Voice/Vision Holocaust Survivor Oral History Archive

Bert Dan - November 17, 1982

Jewish Organizations After the War

And then in January and February more and more and more people started coming in and we were already organized. We had a Jewish Community Center and we had a home and we were very happy we were back, back together again. And even those Gentiles who were very, very mean people that find out during the, the part and period when, when they took all the Jews in May of 1944--they were very, very rude to the Jews. After we came home--now I don't know because they were afraid or whatever reason there was--but they were really trying to make up, you know, for whatever they did wrong. And they were very nice to us. They gave us food and stuff like that. We didn't want to accept it because at that point we really didn't need it anymore.
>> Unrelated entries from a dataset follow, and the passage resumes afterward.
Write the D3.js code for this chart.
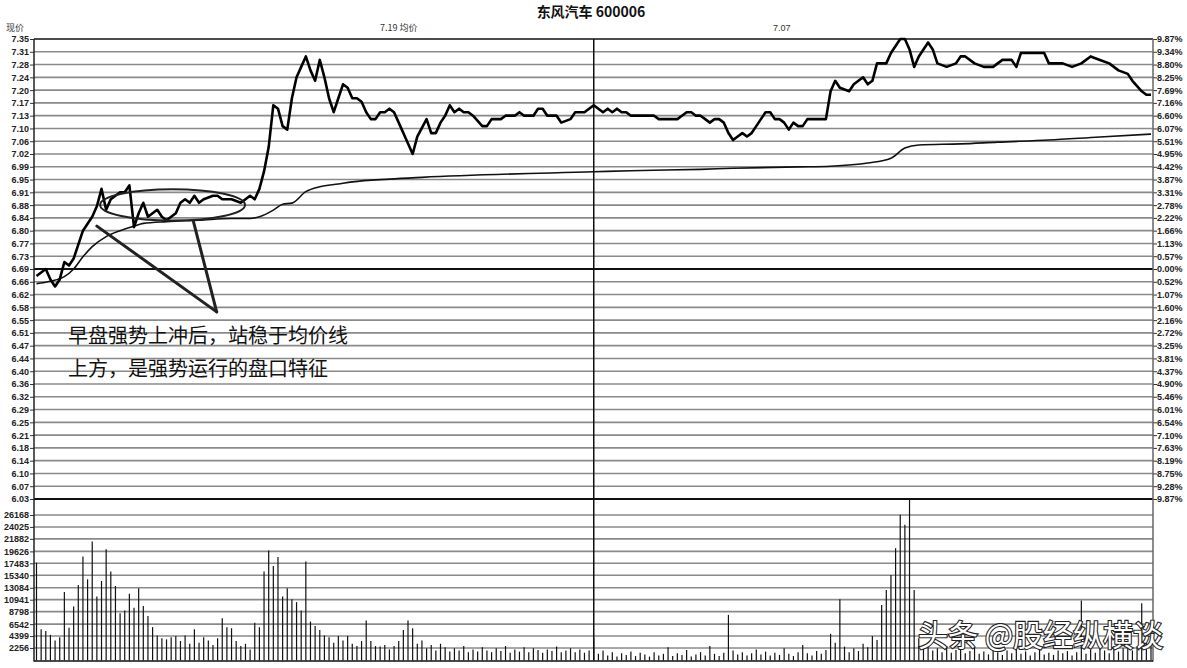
<!DOCTYPE html>
<html><head><meta charset="utf-8">
<script src="https://cdn.jsdelivr.net/npm/d3@7"></script>
<style>
html,body{margin:0;padding:0;background:#fff;}
svg{display:block;}
</style></head>
<body>
<script>
// ---------- DATA ----------
const title = "东风汽车 600006";
const headerLeft = "7.19 均价";
const headerRight = "7.07";
const priceAxisTitle = "现价";

const priceTickLabels = ["7.35","7.31","7.28","7.24","7.20","7.17","7.13","7.10","7.06","7.02","6.99","6.95","6.91","6.88","6.84","6.80","6.77","6.73","6.69","6.66","6.62","6.58","6.55","6.51","6.47","6.44","6.40","6.36","6.32","6.29","6.25","6.21","6.18","6.14","6.10","6.07","6.03"];
const pctTickLabels = ["9.87%","9.34%","8.80%","8.25%","7.69%","7.16%","6.60%","6.07%","5.51%","4.95%","4.42%","3.87%","3.31%","2.78%","2.22%","1.66%","1.13%","0.57%","0.00%","0.52%","1.07%","1.60%","2.16%","2.72%","3.25%","3.81%","4.37%","4.90%","5.46%","6.01%","6.54%","7.10%","7.63%","8.19%","8.75%","9.28%","9.87%"];
const volTicks = [2256,4399,6542,8798,10941,13084,15340,17483,19626,21882,24025,26168];

const priceMin = 6.03, priceMax = 7.35, prevClose = 6.69, volMax = 29050;

const priceMinutes = [0,2,3,4,5,6,7,8,9,10,11,12,13,14,15,16,17,18,19,20,21,22,23,24,25,26,27,28,30,31,32,33,34,35,36,38,39,40,42,44,46,47,48,49,50,51,52,53,54,55,56,57,58,59,60,61,62,63,64,65,66,67,68,69,70,71,72,73,74,75,76,77,78,80,81,82,84,85,86,87,88,89,90,91,92,93,94,96,97,98,100,101,103,104,105,107,108,109,110,112,113,115,116,118,120,121,122,123,124,125,126,127,128,133,134,138,139,140,141,142,143,144,145,146,147,148,149,150,151,152,153,154,155,156,157,158,159,160,161,162,163,164,165,166,170,171,172,173,175,176,178,179,180,181,183,184,186,187,188,189,190,192,193,194,196,198,199,200,202,204,206,208,210,211,212,217,218,221,223,225,227,229,231,233,235,236,238,239,240];
const priceValues = [6.67,6.69,6.66,6.64,6.66,6.71,6.70,6.72,6.76,6.80,6.82,6.84,6.87,6.92,6.86,6.89,6.90,6.91,6.91,6.93,6.81,6.85,6.88,6.84,6.85,6.86,6.84,6.83,6.85,6.88,6.89,6.88,6.90,6.88,6.89,6.90,6.90,6.89,6.89,6.88,6.90,6.89,6.92,6.97,7.04,7.16,7.15,7.10,7.09,7.18,7.24,7.27,7.30,7.26,7.23,7.29,7.24,7.18,7.14,7.18,7.22,7.21,7.18,7.18,7.17,7.14,7.12,7.12,7.14,7.14,7.15,7.14,7.11,7.05,7.02,7.07,7.12,7.08,7.08,7.11,7.13,7.16,7.14,7.15,7.14,7.14,7.13,7.10,7.10,7.12,7.12,7.13,7.13,7.14,7.13,7.13,7.15,7.15,7.13,7.13,7.11,7.12,7.14,7.14,7.16,7.15,7.14,7.15,7.14,7.15,7.14,7.14,7.13,7.13,7.12,7.12,7.13,7.14,7.14,7.13,7.13,7.12,7.11,7.12,7.12,7.11,7.08,7.06,7.07,7.08,7.07,7.08,7.10,7.12,7.14,7.14,7.12,7.12,7.11,7.09,7.11,7.10,7.10,7.12,7.12,7.20,7.23,7.21,7.20,7.22,7.24,7.22,7.23,7.28,7.28,7.31,7.35,7.35,7.32,7.27,7.30,7.34,7.32,7.28,7.27,7.28,7.30,7.30,7.28,7.27,7.27,7.29,7.29,7.27,7.31,7.31,7.28,7.28,7.27,7.28,7.30,7.29,7.28,7.26,7.25,7.23,7.20,7.19,7.19];

const avgMinutes = [0,3,6,8,10,12,15,18,21,23,28,35,42,46,48,51,53,55,58,61,65,68,76,83,120,128,143,150,164,171,179,184,187,190,199,207,218,229,240];
const avgValues = [6.648,6.655,6.668,6.69,6.725,6.754,6.783,6.80,6.813,6.821,6.826,6.83,6.835,6.835,6.84,6.859,6.876,6.879,6.912,6.926,6.934,6.94,6.948,6.953,6.969,6.972,6.976,6.979,6.983,6.985,6.994,7.008,7.037,7.046,7.049,7.054,7.06,7.069,7.077];

const volumes = [17600,5600,5300,4600,3600,4200,12300,5900,9700,13600,18700,14600,21400,11500,14300,20000,16000,13400,8500,9000,
12000,9500,13000,9800,8000,6000,4500,4000,3800,4200,4400,3500,4500,3000,5600,3200,4200,3600,2800,4000,
7600,6000,5800,3500,2600,3000,2000,6800,6000,16000,19800,17000,18600,11500,13000,11000,10500,9000,17800,7000,
6200,5500,4500,4200,3200,4400,3600,4400,3000,2600,3500,7200,3500,2600,2500,2800,2000,2600,3500,5500,
7200,5800,3000,3600,2200,2800,1800,3000,2400,1600,2200,1800,2600,1500,2000,1600,2400,1800,1500,2200,
1700,2600,1400,2000,1600,2400,1500,2200,1900,1400,2000,1700,2500,1500,1800,2200,1500,2000,1400,1800,
4000,1200,1800,900,1500,700,1300,1000,1600,800,1400,1100,700,1500,900,1200,2400,800,1300,1000,
1900,700,1100,1500,900,2600,1200,800,1400,8200,1800,1100,1500,900,1300,2000,1100,1600,900,1400,
1000,2200,1200,800,1500,2800,1300,900,1700,1200,1900,4800,3200,11000,2500,1500,2200,1700,3000,2400,
4400,3700,10000,12700,15400,20200,26200,24400,28900,12700,4000,2500,3000,1800,2200,1500,2600,1400,1900,2300,
1300,1700,2400,1200,1600,1100,2000,1500,1000,1800,1300,2100,1200,1600,900,1500,2200,1100,1400,1000,
1800,1300,1700,900,1500,10800,1200,2000,1400,2500,1800,1300,2600,1600,2200,3000,1800,2400,10300,4000,3500];

const noteLines = ["早盘强势上冲后，站稳于均价线","上方，是强势运行的盘口特征"];
const watermark = "头条 @股经纵横谈";
// annotation shapes in data space (minute, price)
const ellipseCenter = [29.3, 6.874], ellipseRadii = [15.6, 0.045];
const arrowTip = [38.8, 6.567];
const arrowStarts = [[13.0, 6.813],[33.8, 6.826]];

// ---------- LAYOUT ----------
const W = 1187, H = 668;
const L = 34, R = 1153, PT = 39, PB = 499, VB = 660.5;

const svg = d3.select("body").append("svg").attr("width", W).attr("height", H);

const x = d3.scaleLinear().domain([0, 240]).range([36.5, 1151]);
const y = d3.scaleLinear().domain([priceMin, priceMax]).range([PB, PT]);
const yv = d3.scaleLinear().domain([0, volMax]).range([VB, PB]);
const stepP = (priceMax - priceMin) / 36;
const priceTickVals = d3.range(37).map(i => priceMax - i * stepP);

const font = "'Liberation Sans', Arial, sans-serif";
const cjk = "'Noto Sans CJK SC', 'Noto Sans', sans-serif";

// gridlines price
svg.append("g").selectAll("line").data(priceTickVals).join("line")
  .attr("x1", L).attr("x2", R)
  .attr("y1", d => y(d)).attr("y2", d => y(d))
  .attr("stroke", (d, i) => (i === 0 || i === 18 || i === 36) ? "#111" : "#8a8a8a")
  .attr("stroke-width", (d, i) => (i === 18 || i === 36) ? 2 : 1.6);

// gridlines volume
svg.append("g").selectAll("line").data(volTicks).join("line")
  .attr("x1", L).attr("x2", R)
  .attr("y1", d => yv(d)).attr("y2", d => yv(d))
  .attr("stroke", "#8a8a8a").attr("stroke-width", 1.6);

// left price axis
const axL = d3.axisLeft(y).tickValues(priceTickVals).tickSize(4)
  .tickFormat((d, i) => priceTickLabels[i]);
const gL = svg.append("g").attr("transform", `translate(${L},0)`).call(axL);
gL.select(".domain").remove();
gL.selectAll("text").attr("font-family", font).attr("font-size", 9).attr("fill", "#222").attr("dx", 2).attr("font-weight", "bold");
gL.selectAll("line").attr("stroke", "#333");

// right pct axis
const axR = d3.axisRight(y).tickValues(priceTickVals).tickSize(4)
  .tickFormat((d, i) => pctTickLabels[i]);
const gR = svg.append("g").attr("transform", `translate(${R},0)`).call(axR);
gR.select(".domain").remove();
gR.selectAll("text").attr("font-family", font).attr("font-size", 9).attr("fill", "#222").attr("dx", -3).attr("font-weight", "bold");
gR.selectAll("line").attr("stroke", "#333");

// left volume axis
const axV = d3.axisLeft(yv).tickValues(volTicks).tickSize(4).tickFormat(d3.format("d"));
const gV = svg.append("g").attr("transform", `translate(${L},0)`).call(axV);
gV.select(".domain").remove();
gV.selectAll("text").attr("font-family", font).attr("font-size", 9).attr("fill", "#222").attr("dx", 2).attr("font-weight", "bold");
gV.selectAll("line").attr("stroke", "#333");

// frame lines
svg.append("line").attr("x1", L).attr("x2", L).attr("y1", PT).attr("y2", VB + 1).attr("stroke", "#222").attr("stroke-width", 1.5);
svg.append("line").attr("x1", R).attr("x2", R).attr("y1", PT).attr("y2", VB + 1).attr("stroke", "#666").attr("stroke-width", 1.5);
svg.append("line").attr("x1", L).attr("x2", R).attr("y1", VB + 0.5).attr("y2", VB + 0.5).attr("stroke", "#111").attr("stroke-width", 1.5);
svg.append("line").attr("x1", x(120)).attr("x2", x(120)).attr("y1", PT).attr("y2", VB).attr("stroke", "#111").attr("stroke-width", 1.5);

// volume bars
svg.append("g").selectAll("line").data(volumes).join("line")
  .attr("x1", (d, i) => x(i)).attr("x2", (d, i) => x(i))
  .attr("y1", yv(0)).attr("y2", d => yv(d))
  .attr("stroke", "#111").attr("stroke-width", 1.2);

// average line
const avgData = avgMinutes.map((m, i) => [m, avgValues[i]]);
svg.append("path").datum(avgData)
  .attr("d", d3.line().x(d => x(d[0])).y(d => y(d[1])).curve(d3.curveMonotoneX))
  .attr("fill", "none").attr("stroke", "#111").attr("stroke-width", 1.6);

// price line
const priceData = priceMinutes.map((m, i) => [m, priceValues[i]]);
svg.append("path").datum(priceData)
  .attr("d", d3.line().x(d => x(d[0])).y(d => y(d[1])))
  .attr("fill", "none").attr("stroke", "#000").attr("stroke-width", 2.6).attr("stroke-linejoin", "round");

// annotation ellipse and arrow
svg.append("ellipse")
  .attr("cx", x(ellipseCenter[0])).attr("cy", y(ellipseCenter[1]))
  .attr("rx", x(ellipseRadii[0]) - x(0)).attr("ry", y(priceMin) - y(priceMin + ellipseRadii[1]))
  .attr("fill", "none").attr("stroke", "#222").attr("stroke-width", 2);
svg.append("g").selectAll("line").data(arrowStarts).join("line")
  .attr("x1", d => x(d[0])).attr("y1", d => y(d[1]))
  .attr("x2", x(arrowTip[0])).attr("y2", y(arrowTip[1]))
  .attr("stroke", "#222").attr("stroke-width", 3).attr("stroke-linecap", "round");

// note text
svg.append("g").selectAll("text").data(noteLines).join("text")
  .attr("x", 68).attr("y", (d, i) => 343 + i * 33)
  .attr("font-family", cjk).attr("font-size", 20).attr("fill", "#111")
  .text(d => d);

// title and headers
svg.append("text").attr("x", 591).attr("y", 17).attr("text-anchor", "middle")
  .attr("font-family", cjk).attr("font-size", 14).attr("font-weight", "bold").attr("fill", "#111").text(title);
svg.append("text").attr("x", 380).attr("y", 31)
  .attr("font-family", cjk).attr("font-size", 9).attr("fill", "#333").text(headerLeft);
svg.append("text").attr("x", 773).attr("y", 31)
  .attr("font-family", font).attr("font-size", 9).attr("fill", "#333").text(headerRight);
svg.append("text").attr("x", 6).attr("y", 31)
  .attr("font-family", cjk).attr("font-size", 9).attr("fill", "#333").text(priceAxisTitle);

// watermark
svg.append("text").attr("x", 918).attr("y", 646)
  .attr("font-family", cjk).attr("font-size", 30).attr("fill", "#fff")
  .attr("stroke", "#222").attr("stroke-width", 2.2).attr("paint-order", "stroke")
  .text(watermark);
</script>
</body></html>
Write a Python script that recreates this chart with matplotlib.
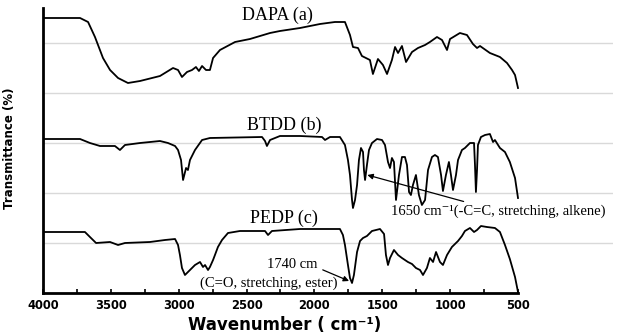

We--the Romanian border was a few miles away from us and very, you know, at this point there was no border anymore. You could walk and you could go, you could do anything you wanted to and uh, we had plenty of food and everything else. As a matter of fact a lot of Romanian Jews who lived in the other side, you know, and they were not imported. They moved into Koloszvar and they come over there and they opened a little business here and there, restaurants and stuff like that. And it was already nearing, you know, and it was getting to be easier and easier as we go--went along. And then in uh, I'm trying to concentrate, you know, it's not possible, you know, to think back of dates. Uh, I would say it must have been sometime in March where--in all the larger cities they were organized the same way, like we had our own committee. Like Nagyvárad, which I mentioned to you already, had already organized big committee. And they had a larger community and larger population. Uh, more people came home for that, that city than to ours. And somehow they made contact with the Romanian government. Now this here was no...nobody's land naturally, Transylvania. At that time it was still Hungary, but it was Romania, it was Hungary--so it didn't belong anywhere. But the Romanians took it for granted that it belongs to them again the same way like it was before the war.